Cruising to Alaska on Rhapsody of the Seas – August 14, 2009 – Sail Day

Luggage and cruise documents in hand we arrived at Seattle’s Pier 91.  Friends from the Seattle area hosted us for a few days and then were kind enough to drop us off at the pier.  As soon as the vehicle stopped a porter asked us if we were on Rhapsody of the Seas.  When we said we were he said he’d be glad to take care of our baggage for us.  Since our booking was all electronic, we didn’t have official luggage tags that some people have.  The porter led us to a counter where a man asked our names and then handed our porter tags.  We stood there while he put them on and then he told us that was it.  The bags would be delivered to our room.  I handed him a tip and we went inside where a smiling lady looked at our documentation and pointed us to security.

Passing through security was a lot like going through security at an airport.  However, unlike it is at the airport, the people handing security were smiling and welcoming us.  From there we stood in a long, but fast moving line for cruise check in.  Within 10 minutes we were at a window where we showed our passports, cruise documents, and the credit card which was linked to our sail account.  Then, with our sail passes in hand (these serve as our identification, room key, and on board credit card) we walked up several flights to board the ship on level five.  Around 20 minutes from arriving at the pier we walked onto the ship.

The rooms were already open so we found our way to our tiny room.  Since we’d asked for a “queen size” bed the room had been set up that way.  The room was so small that you couldn’t walk around the bed, but had to climb on and off the end.  Closet space was adequate in spite of the fact that our two big suitcases took up most of one side.  The bathroom was tiny and the shower had only a curtain rather than a door.  It is likely that the biggest advantage to having a higher class cabin isn’t the outside view so much as it is the amount of space.  Still, there was plenty of drawer space.  We unloaded our luggage and found spots for everything.

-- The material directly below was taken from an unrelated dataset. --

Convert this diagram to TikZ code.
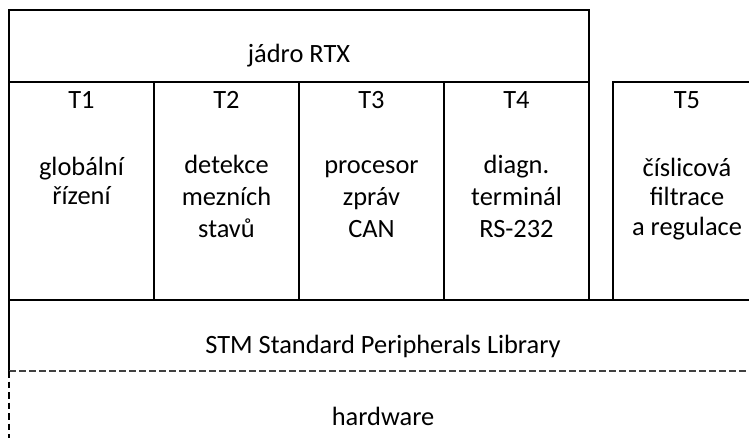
\documentclass[tikz,border=0pt]{standalone}
\usepackage{fontspec}
\setmainfont{Carlito}
\begin{document}
\begin{tikzpicture}[x=1pt,y=-1pt,
  frame/.style={line width=1.3pt, black},
  thickline/.style={line width=1.8pt, black},
  dashline/.style={line width=1.5pt, black!75, dash pattern=on 7pt off 3pt},
  dashvert/.style={line width=1.3pt, black, dash pattern=on 6.5pt off 4pt},
  lbl/.style={anchor=base, inner sep=0pt, font=\fontsize{26.4}{32}\selectfont}]
\useasboundingbox (0,0) rectangle (749,438);
% frames
\draw[frame] (9,371) -- (9,10) -- (589,10) -- (589,300);
\draw[frame] (9,82) -- (589,82);
\draw[frame] (154,82) -- (154,300);
\draw[frame] (299,82) -- (299,300);
\draw[frame] (444,82) -- (444,300);
\draw[frame] (613,300) -- (613,82) -- (749,82);
\draw[thickline] (9,300) -- (749,300);
\draw[dashline] (9,371) -- (749,371);
\draw[dashvert] (9,371) -- (9,438);
% texts
\node[lbl] (rtx) at (299,62.7) {jádro RTX};
\node[lbl] (t1) at (81.5,109) {T1};
\node[lbl] (t2) at (226.5,109) {T2};
\node[lbl] (t3) at (371.5,109) {T3};
\node[lbl] (t4) at (516.5,109) {T4};
\node[lbl] (t5) at (687,109) {T5};
\node[lbl] (t1a) at (81.5,176) {globální};
\node[lbl] (t1b) at (81.5,205) {řízení};
\node[lbl] (t2a) at (226.5,174) {detekce};
\node[lbl] (t2b) at (226.5,206) {mezních};
\node[lbl] (t2c) at (226.5,238) {stavů};
\node[lbl] (t3a) at (371.5,174) {procesor};
\node[lbl] (t3b) at (371.5,206) {zpráv};
\node[lbl] (t3c) at (371.5,238) {CAN};
\node[lbl] (t4a) at (516.5,174) {diagn.};
\node[lbl] (t4b) at (516.5,206) {terminál};
\node[lbl] (t4c) at (516.5,238) {RS-232};
\node[lbl] (t5a) at (687,177) {číslicová};
\node[lbl] (t5b) at (687,206) {filtrace};
\node[lbl] (t5c) at (687,236) {a regulace};
\node[lbl] (stm) at (383,353) {STM Standard Peripherals Library};
\node[lbl] (hw) at (383,425) {hardware};
\end{tikzpicture}
\end{document}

We had eaten while waiting for the luggage to be delivered.  The buffet restaurant is called the Windjammer and is located in the front of the ship on deck nine.  Our first meal there wasn’t especially impressive; however, subsequent meals were just fine.
aboard rhapsody - seattle - 8-14-2009 5-46-17 PM.JPG With mild temperatures on deck we spent the departure time outside, enjoying beautiful views of downtown Seattle as it receded to the distance.   Puget Sound is filled with interesting shipping.  As we watched the world go by we realized that one of the boats we were seeing was a submarine being escorted by two coast guard boats.

Rhapsody isn’t the biggest Royal Caribbean ship but it’s large enough to need some exploration of the eleven decks that include everything from two pools to a small shopping center to several places to enjoy music.  One of the most impressive was a violin-piano duo situated right at the center of the ship in the Centrum that is open up through the ship from deck four to deck nine.  The music was wonderful and could be heard in the seating areas on each deck.   Meanwhile, out by one of the pools a group was singing contemporary oldies.

Our dining choice was “My time” so we weren’t tied to a specific eating time.  The first night, we ate the evening meal in the main dining room.  Everything thing was done formal style and our waiter, Emal was very good, instantly learning the names of all seven people at the table.  Although we ate in different area each night, Emal never failed to call us by name when he saw us walking through his area to be seated elsewhere.

The motion of the ship was more than I expected, but still relatively minor.  It felt a little like driving over a road that is mildly rutted.  In a few places there’s quite a bit of vibration but most everywhere there’s just a gentle reminder that one is on a ship that is actually moving.